• _Available data_:

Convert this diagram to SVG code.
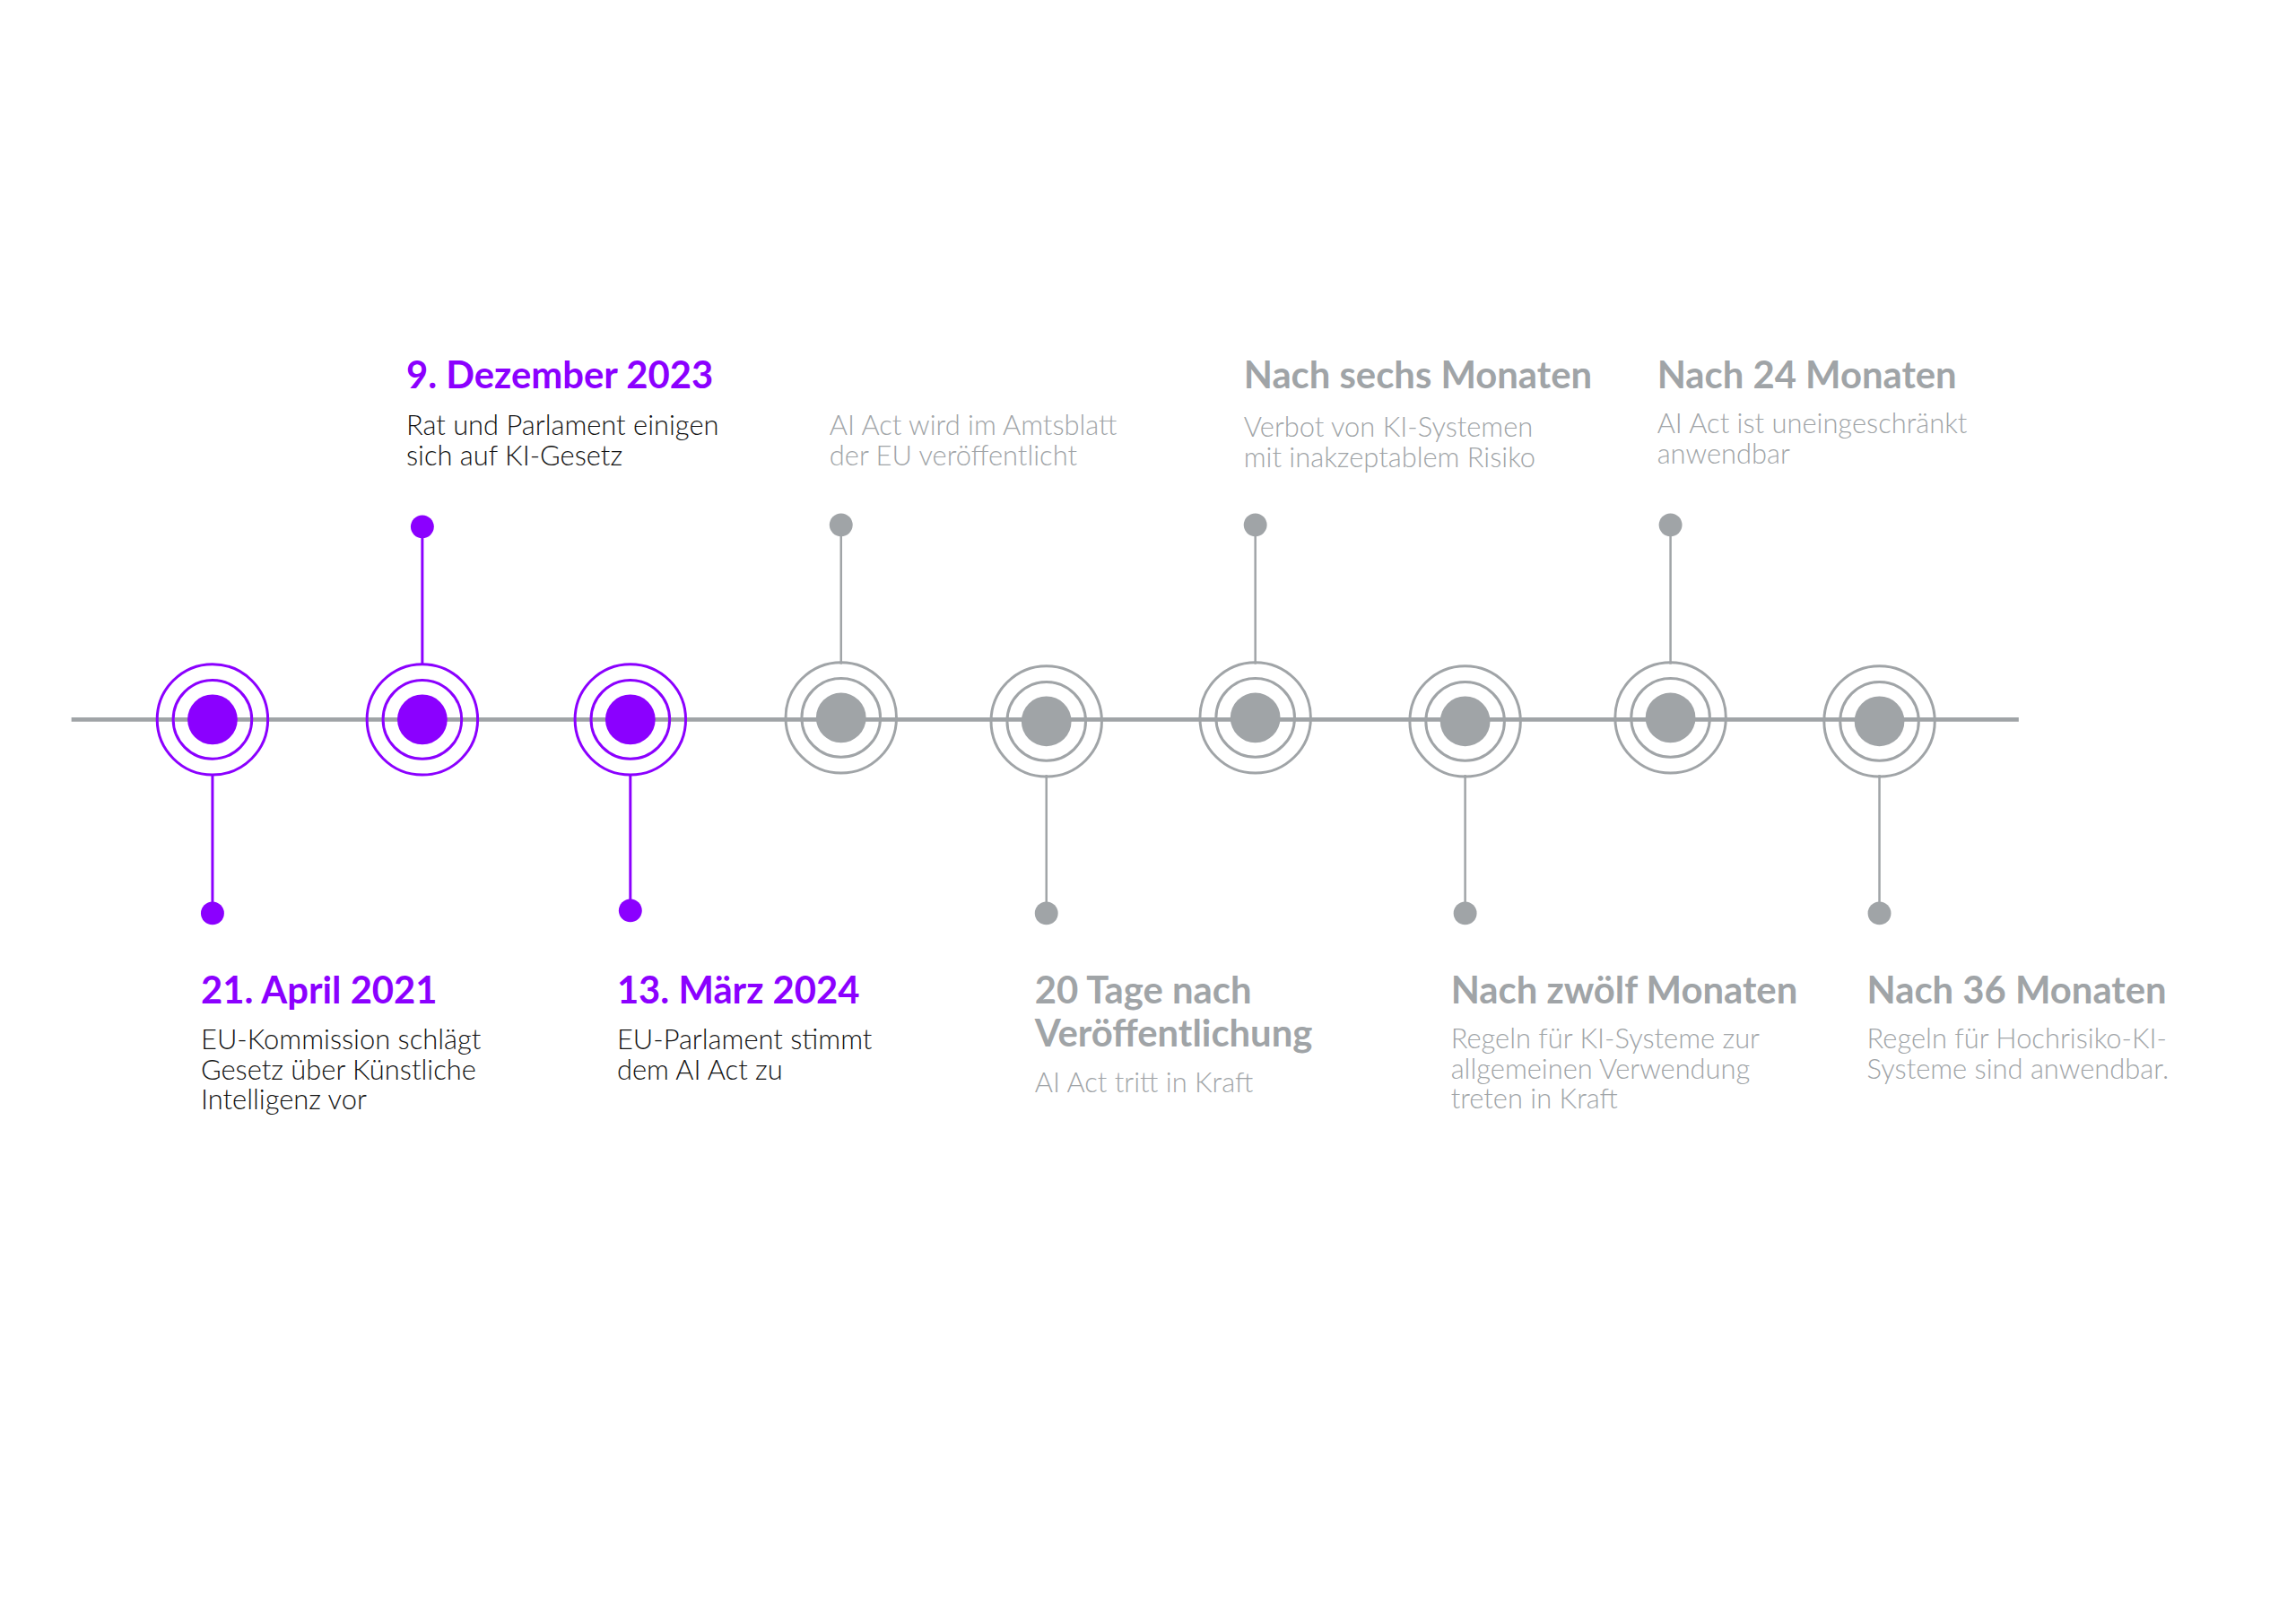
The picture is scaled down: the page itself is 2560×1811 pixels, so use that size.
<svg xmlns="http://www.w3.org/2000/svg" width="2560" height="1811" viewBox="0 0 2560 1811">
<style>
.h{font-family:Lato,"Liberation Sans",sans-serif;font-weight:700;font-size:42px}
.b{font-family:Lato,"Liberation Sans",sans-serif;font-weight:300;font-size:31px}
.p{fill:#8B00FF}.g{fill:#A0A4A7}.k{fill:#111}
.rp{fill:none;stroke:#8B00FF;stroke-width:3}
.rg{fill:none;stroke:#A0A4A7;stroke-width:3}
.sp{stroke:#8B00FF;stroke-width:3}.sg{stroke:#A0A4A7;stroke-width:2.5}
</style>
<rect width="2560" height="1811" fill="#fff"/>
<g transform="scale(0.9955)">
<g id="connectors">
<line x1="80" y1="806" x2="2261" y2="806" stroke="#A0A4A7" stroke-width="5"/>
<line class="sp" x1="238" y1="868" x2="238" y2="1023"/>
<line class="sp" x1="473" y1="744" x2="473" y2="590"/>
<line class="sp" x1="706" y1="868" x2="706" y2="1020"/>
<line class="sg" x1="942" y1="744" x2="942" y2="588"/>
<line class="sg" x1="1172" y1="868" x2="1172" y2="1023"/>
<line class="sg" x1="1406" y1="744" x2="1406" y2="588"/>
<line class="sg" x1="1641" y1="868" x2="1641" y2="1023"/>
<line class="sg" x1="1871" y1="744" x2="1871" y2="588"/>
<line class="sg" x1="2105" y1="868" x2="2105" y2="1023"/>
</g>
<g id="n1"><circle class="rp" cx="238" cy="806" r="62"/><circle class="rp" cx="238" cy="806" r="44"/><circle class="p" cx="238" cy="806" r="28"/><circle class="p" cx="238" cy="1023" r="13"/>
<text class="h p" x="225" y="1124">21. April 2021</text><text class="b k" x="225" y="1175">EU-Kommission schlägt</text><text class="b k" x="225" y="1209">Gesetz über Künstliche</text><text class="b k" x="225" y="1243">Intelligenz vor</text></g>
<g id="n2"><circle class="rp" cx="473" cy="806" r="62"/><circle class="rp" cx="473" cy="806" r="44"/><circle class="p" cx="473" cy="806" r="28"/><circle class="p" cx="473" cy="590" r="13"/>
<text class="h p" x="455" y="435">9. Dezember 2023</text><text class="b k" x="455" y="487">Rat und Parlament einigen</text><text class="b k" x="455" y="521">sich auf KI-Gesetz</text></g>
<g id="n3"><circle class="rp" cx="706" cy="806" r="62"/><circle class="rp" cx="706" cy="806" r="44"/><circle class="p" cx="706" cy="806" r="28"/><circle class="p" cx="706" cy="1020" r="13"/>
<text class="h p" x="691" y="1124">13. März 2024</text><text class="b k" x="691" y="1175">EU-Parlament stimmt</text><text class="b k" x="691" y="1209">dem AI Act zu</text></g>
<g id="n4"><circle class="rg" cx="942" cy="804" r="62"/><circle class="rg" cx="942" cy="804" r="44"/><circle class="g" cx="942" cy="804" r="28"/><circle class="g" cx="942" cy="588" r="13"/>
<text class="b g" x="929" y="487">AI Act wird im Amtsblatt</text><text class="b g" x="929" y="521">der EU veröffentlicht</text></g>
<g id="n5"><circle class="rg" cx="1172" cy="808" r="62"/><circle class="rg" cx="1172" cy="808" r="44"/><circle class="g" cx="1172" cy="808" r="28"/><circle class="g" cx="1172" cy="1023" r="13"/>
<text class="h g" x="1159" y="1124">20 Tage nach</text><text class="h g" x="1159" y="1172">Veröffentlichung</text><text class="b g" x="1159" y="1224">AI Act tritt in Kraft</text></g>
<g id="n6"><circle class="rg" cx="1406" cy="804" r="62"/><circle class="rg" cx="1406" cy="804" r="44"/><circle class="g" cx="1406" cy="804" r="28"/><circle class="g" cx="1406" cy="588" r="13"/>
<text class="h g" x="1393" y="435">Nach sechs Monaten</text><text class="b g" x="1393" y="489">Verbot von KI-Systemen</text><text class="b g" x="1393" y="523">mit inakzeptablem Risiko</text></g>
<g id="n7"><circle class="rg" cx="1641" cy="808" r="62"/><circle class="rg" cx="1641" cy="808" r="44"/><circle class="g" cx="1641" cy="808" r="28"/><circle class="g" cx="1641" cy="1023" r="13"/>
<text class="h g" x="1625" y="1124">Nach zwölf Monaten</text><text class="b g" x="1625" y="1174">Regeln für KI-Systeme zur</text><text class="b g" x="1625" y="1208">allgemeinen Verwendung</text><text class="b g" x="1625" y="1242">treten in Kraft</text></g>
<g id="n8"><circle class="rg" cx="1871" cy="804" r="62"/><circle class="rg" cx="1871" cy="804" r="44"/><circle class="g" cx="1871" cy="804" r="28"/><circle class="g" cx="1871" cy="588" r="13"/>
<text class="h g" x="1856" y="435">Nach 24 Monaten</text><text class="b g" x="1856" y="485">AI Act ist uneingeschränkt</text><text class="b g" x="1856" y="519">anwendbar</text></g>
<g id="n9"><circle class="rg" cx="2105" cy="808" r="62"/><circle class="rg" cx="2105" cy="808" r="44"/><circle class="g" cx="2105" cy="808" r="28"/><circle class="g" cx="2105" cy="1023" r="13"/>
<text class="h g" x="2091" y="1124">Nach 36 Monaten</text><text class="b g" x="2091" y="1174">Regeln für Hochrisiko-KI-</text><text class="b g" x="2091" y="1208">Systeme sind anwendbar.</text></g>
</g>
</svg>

• _Written request_: Each line of the material must be retyped exactly, except that images are omitted.

• _Exercise solution_:
Convert this diagram to SVG code.
The picture is scaled down: the page itself is 2560×1811 pixels, so use that size.
<svg xmlns="http://www.w3.org/2000/svg" width="2560" height="1811" viewBox="0 0 2560 1811">
<style>
.h{font-family:Lato,"Liberation Sans",sans-serif;font-weight:700;font-size:42px}
.b{font-family:Lato,"Liberation Sans",sans-serif;font-weight:300;font-size:31px}
.p{fill:#8B00FF}.g{fill:#A0A4A7}.k{fill:#111}
.rp{fill:none;stroke:#8B00FF;stroke-width:3}
.rg{fill:none;stroke:#A0A4A7;stroke-width:3}
.sp{stroke:#8B00FF;stroke-width:3}.sg{stroke:#A0A4A7;stroke-width:2.5}
</style>
<rect width="2560" height="1811" fill="#fff"/>
<g transform="scale(0.9955)">
<g id="connectors">
<line x1="80" y1="806" x2="2261" y2="806" stroke="#A0A4A7" stroke-width="5"/>
<line class="sp" x1="238" y1="868" x2="238" y2="1023"/>
<line class="sp" x1="473" y1="744" x2="473" y2="590"/>
<line class="sp" x1="706" y1="868" x2="706" y2="1020"/>
<line class="sg" x1="942" y1="744" x2="942" y2="588"/>
<line class="sg" x1="1172" y1="868" x2="1172" y2="1023"/>
<line class="sg" x1="1406" y1="744" x2="1406" y2="588"/>
<line class="sg" x1="1641" y1="868" x2="1641" y2="1023"/>
<line class="sg" x1="1871" y1="744" x2="1871" y2="588"/>
<line class="sg" x1="2105" y1="868" x2="2105" y2="1023"/>
</g>
<g id="n1"><circle class="rp" cx="238" cy="806" r="62"/><circle class="rp" cx="238" cy="806" r="44"/><circle class="p" cx="238" cy="806" r="28"/><circle class="p" cx="238" cy="1023" r="13"/>
<text class="h p" x="225" y="1124">21. April 2021</text><text class="b k" x="225" y="1175">EU-Kommission schlägt</text><text class="b k" x="225" y="1209">Gesetz über Künstliche</text><text class="b k" x="225" y="1243">Intelligenz vor</text></g>
<g id="n2"><circle class="rp" cx="473" cy="806" r="62"/><circle class="rp" cx="473" cy="806" r="44"/><circle class="p" cx="473" cy="806" r="28"/><circle class="p" cx="473" cy="590" r="13"/>
<text class="h p" x="455" y="435">9. Dezember 2023</text><text class="b k" x="455" y="487">Rat und Parlament einigen</text><text class="b k" x="455" y="521">sich auf KI-Gesetz</text></g>
<g id="n3"><circle class="rp" cx="706" cy="806" r="62"/><circle class="rp" cx="706" cy="806" r="44"/><circle class="p" cx="706" cy="806" r="28"/><circle class="p" cx="706" cy="1020" r="13"/>
<text class="h p" x="691" y="1124">13. März 2024</text><text class="b k" x="691" y="1175">EU-Parlament stimmt</text><text class="b k" x="691" y="1209">dem AI Act zu</text></g>
<g id="n4"><circle class="rg" cx="942" cy="804" r="62"/><circle class="rg" cx="942" cy="804" r="44"/><circle class="g" cx="942" cy="804" r="28"/><circle class="g" cx="942" cy="588" r="13"/>
<text class="b g" x="929" y="487">AI Act wird im Amtsblatt</text><text class="b g" x="929" y="521">der EU veröffentlicht</text></g>
<g id="n5"><circle class="rg" cx="1172" cy="808" r="62"/><circle class="rg" cx="1172" cy="808" r="44"/><circle class="g" cx="1172" cy="808" r="28"/><circle class="g" cx="1172" cy="1023" r="13"/>
<text class="h g" x="1159" y="1124">20 Tage nach</text><text class="h g" x="1159" y="1172">Veröffentlichung</text><text class="b g" x="1159" y="1224">AI Act tritt in Kraft</text></g>
<g id="n6"><circle class="rg" cx="1406" cy="804" r="62"/><circle class="rg" cx="1406" cy="804" r="44"/><circle class="g" cx="1406" cy="804" r="28"/><circle class="g" cx="1406" cy="588" r="13"/>
<text class="h g" x="1393" y="435">Nach sechs Monaten</text><text class="b g" x="1393" y="489">Verbot von KI-Systemen</text><text class="b g" x="1393" y="523">mit inakzeptablem Risiko</text></g>
<g id="n7"><circle class="rg" cx="1641" cy="808" r="62"/><circle class="rg" cx="1641" cy="808" r="44"/><circle class="g" cx="1641" cy="808" r="28"/><circle class="g" cx="1641" cy="1023" r="13"/>
<text class="h g" x="1625" y="1124">Nach zwölf Monaten</text><text class="b g" x="1625" y="1174">Regeln für KI-Systeme zur</text><text class="b g" x="1625" y="1208">allgemeinen Verwendung</text><text class="b g" x="1625" y="1242">treten in Kraft</text></g>
<g id="n8"><circle class="rg" cx="1871" cy="804" r="62"/><circle class="rg" cx="1871" cy="804" r="44"/><circle class="g" cx="1871" cy="804" r="28"/><circle class="g" cx="1871" cy="588" r="13"/>
<text class="h g" x="1856" y="435">Nach 24 Monaten</text><text class="b g" x="1856" y="485">AI Act ist uneingeschränkt</text><text class="b g" x="1856" y="519">anwendbar</text></g>
<g id="n9"><circle class="rg" cx="2105" cy="808" r="62"/><circle class="rg" cx="2105" cy="808" r="44"/><circle class="g" cx="2105" cy="808" r="28"/><circle class="g" cx="2105" cy="1023" r="13"/>
<text class="h g" x="2091" y="1124">Nach 36 Monaten</text><text class="b g" x="2091" y="1174">Regeln für Hochrisiko-KI-</text><text class="b g" x="2091" y="1208">Systeme sind anwendbar.</text></g>
</g>
</svg>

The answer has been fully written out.